John Waters remains the supreme shock-humanist of the American '70s, but when the cinema of transgression is assessed, Paul Bartel's neglected feature debut should get more than a nod. His young heroine (Ayn Ruymen) is a Midwest runaway, introduced behind curtains peeking at the sexual athletics of her considerably less virginal roommate. Hanging on to her teddy bear, she hopes to ditch watching for doing, and the West Coast skid-row hotel ("one of the last respectable places in town") presided over by her rotund, primly sinister aunt (Lucille Benson) provides her with a nice starting point.
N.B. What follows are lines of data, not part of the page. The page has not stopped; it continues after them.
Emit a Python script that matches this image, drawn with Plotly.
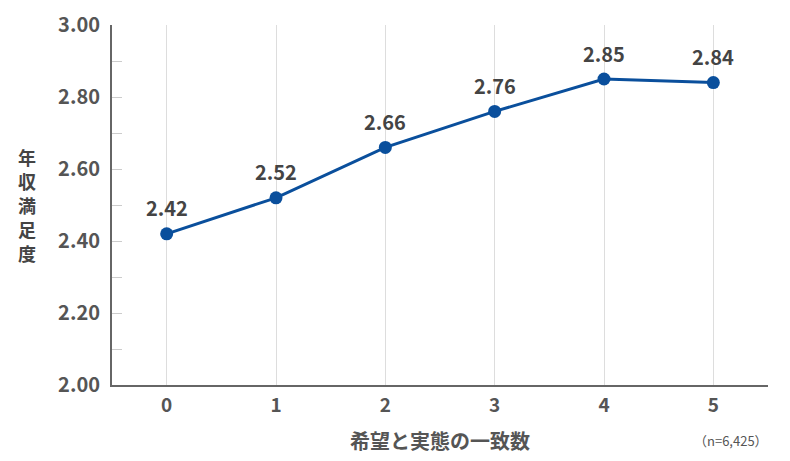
import plotly.graph_objects as go

categories = [0, 1, 2, 3, 4, 5]
values = [2.42, 2.52, 2.66, 2.76, 2.85, 2.84]
y_tick_vals = [2.0, 2.2, 2.4, 2.6, 2.8, 3.0]
y_tick_text = ["2.00", "2.20", "2.40", "2.60", "2.80", "3.00"]
y_title = "年収満足度"
x_title = "希望と実態の一致数"
note = "（n=6,425）"

FONT = "Noto Sans CJK JP"
fig = go.Figure()
fig.add_trace(go.Scatter(
    x=categories, y=values, mode="lines+markers",
    line=dict(color="#0a4f9c", width=3),
    marker=dict(color="#0a4f9c", size=13),
    cliponaxis=False, hoverinfo="skip",
))
for c, v in zip(categories, values):
    fig.add_annotation(
        x=c, y=v, text=f"{v:.2f}", showarrow=False, yshift=26,
        xanchor="center", yanchor="middle",
        font=dict(family=FONT, size=20, color="#444444", weight="bold"),
    )
fig.update_layout(
    width=790, height=461,
    margin=dict(l=112, r=22, t=25, b=76),
    plot_bgcolor="white", paper_bgcolor="white",
    showlegend=False,
    font=dict(family=FONT, color="#555555"),
    xaxis=dict(
        range=[-0.5, 5.5], tickvals=categories, ticktext=[str(c) for c in categories],
        showgrid=True, gridcolor="#dddddd", gridwidth=1,
        showline=True, linecolor="#666666", linewidth=2,
        ticks="", tickfont=dict(family=FONT, size=19, color="#555555", weight="bold"),
        ticklabelstandoff=2, zeroline=False, automargin=False,
    ),
    yaxis=dict(
        range=[2.0, 3.0], tickvals=y_tick_vals, ticktext=y_tick_text,
        showgrid=False, showline=True, linecolor="#666666", linewidth=2,
        ticks="inside", ticklen=10, tickcolor="#cccccc", tickwidth=1,
        minor=dict(dtick=0.1, ticks="inside", ticklen=10, tickcolor="#cccccc", tickwidth=1, showgrid=False),
        tickfont=dict(family=FONT, size=20, color="#555555", weight="bold"),
        ticklabelstandoff=6, zeroline=False, automargin=False,
    ),
)
n = len(y_title)
for i, ch in enumerate(y_title):
    fig.add_annotation(
        text=ch, xref="paper", yref="paper",
        x=-0.13, y=0.5, yshift=(n - 1) / 2 * 24 - i * 24,
        xanchor="center", yanchor="middle", showarrow=False,
        font=dict(family=FONT, size=18, color="#444444", weight="bold"),
    )
fig.add_annotation(
    text=x_title, xref="paper", yref="paper",
    x=0.5, y=-0.155, xanchor="center", yanchor="middle", showarrow=False,
    font=dict(family=FONT, size=20, color="#555555", weight="bold"),
)
fig.add_annotation(
    text=note, xref="paper", yref="paper",
    x=1.0, y=-0.155, xanchor="right", yanchor="middle", showarrow=False, xshift=2,
    font=dict(family=FONT, size=13, color="#555555"),
)
fig.write_html("out.html", post_script="document.body.style.margin='0';",
               config={"displayModeBar": False})
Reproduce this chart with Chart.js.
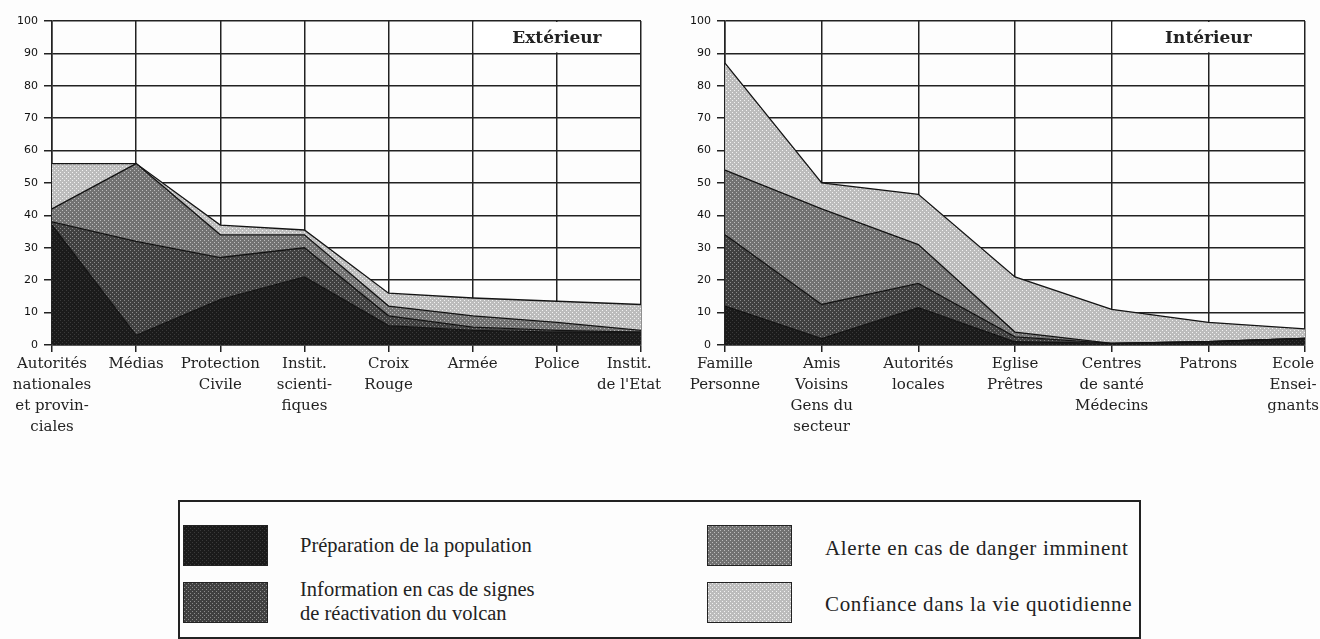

Locked in, Runymen's carnal curiosity propels her through the building's long corridors, each room opening up to a different flavor of kinkiness -- walls of bare-assed musclemen pics behind a tinselly Jesus figure, a clear plastic blowup doll with somebody's photographed mug plastered on. Courted by a nebbish store clerk (Stanley Livingston, My Three Son squareness turned up), her interests instead gravitate toward dark, mysterious photographer John Ventantonio, who, when not snapping nightly gropes for porno mags, is penetrating his inflatable muse with a syringe full of his own blood. Next to the functional, deadpan blandness of his later Eating Raoul, Bartel serves the libidinous romping with full-on De Palma luridness, Hugo Friedhofer's score pouring film-noir fondue over every shot. Yet the movie's underground effrontery runs deeper than pet rats dropped into kitchen garbage disposals -- for Bartel, no sex act or desire is as grotesque as the repression of it, and the Benson-Ventantonio pairing provides the woolliest master-class on pycho Puritanism since the seminal forays of Hitchcock and Michael Powell. With Laurie Main, Ann Gibbs, and Dorothy Neumann.